= Hans-Peter König =

German operatic bass

Hans-Peter König is a German operatic bass best known for his roles in Wagnerian opera.

==Career==
Hans-Peter König studied singing at the Dortmund University Institute of Music, taking lessons from Gladys Kuchta in Düsseldorf. He then trained at the International Opera Studio of the Zürich Opera House. His first engagements took him to various German opera houses, including the Staatsoper Hannover. Other appearances in Germany were Berlin, Hamburg, Dresden and Munich. He has been a member of the Deutsche Oper am Rhein Düsseldorf ensemble since the 2001/2002 season. In 2009, he received the honorary title Kammersänger.

König is said to have an effortless range spanning low D to the high baritone G. He is best known as a Wagner singer, playing numerous bass parts in Wagner operas, including Gurnemanz in Parsifal , King Heinrich in Lohengrin, Pogner in Die Meistersinger, and Daland in The Flying Dutchman.

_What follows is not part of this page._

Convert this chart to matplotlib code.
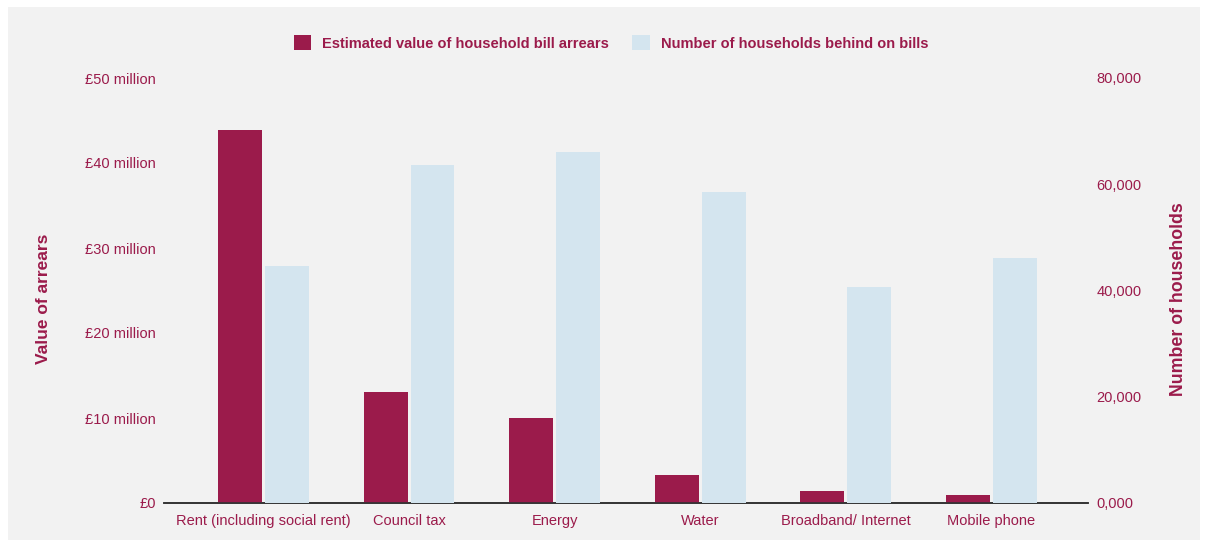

From 2006 to 2009, he appeared as Hagen in Der Ring des Nibelungen at the Bayreuth Festival. Other roles include Sarastro in Mozart's The Magic Flute and Philip II in Verdi's Don Carlos. Starting in 2006, he has appeared in international venues. An engagement at La Scala in Milan was followed by appearances at the Royal Opera House in Covent Garden and the Metropolitan Opera in New York, again there as Hagen.

Since 2010, he has been seen in Spain at the Gran Teatre del Liceu, and France at the Opéra Bastille, in Wagnerian roles. International engagements have also taken him to Stockholm, Helsinki, Taipei, Tokyo and São Paulo. In 2012, he shared a Best Opera Recording Grammy Award for the Metropolitan Opera's Ring Cycle.

==Personal life==
Appreciative critics describe König as reserved and modest, comparing him to the great basses Frick and Moll. Like them, he is an avid hunter.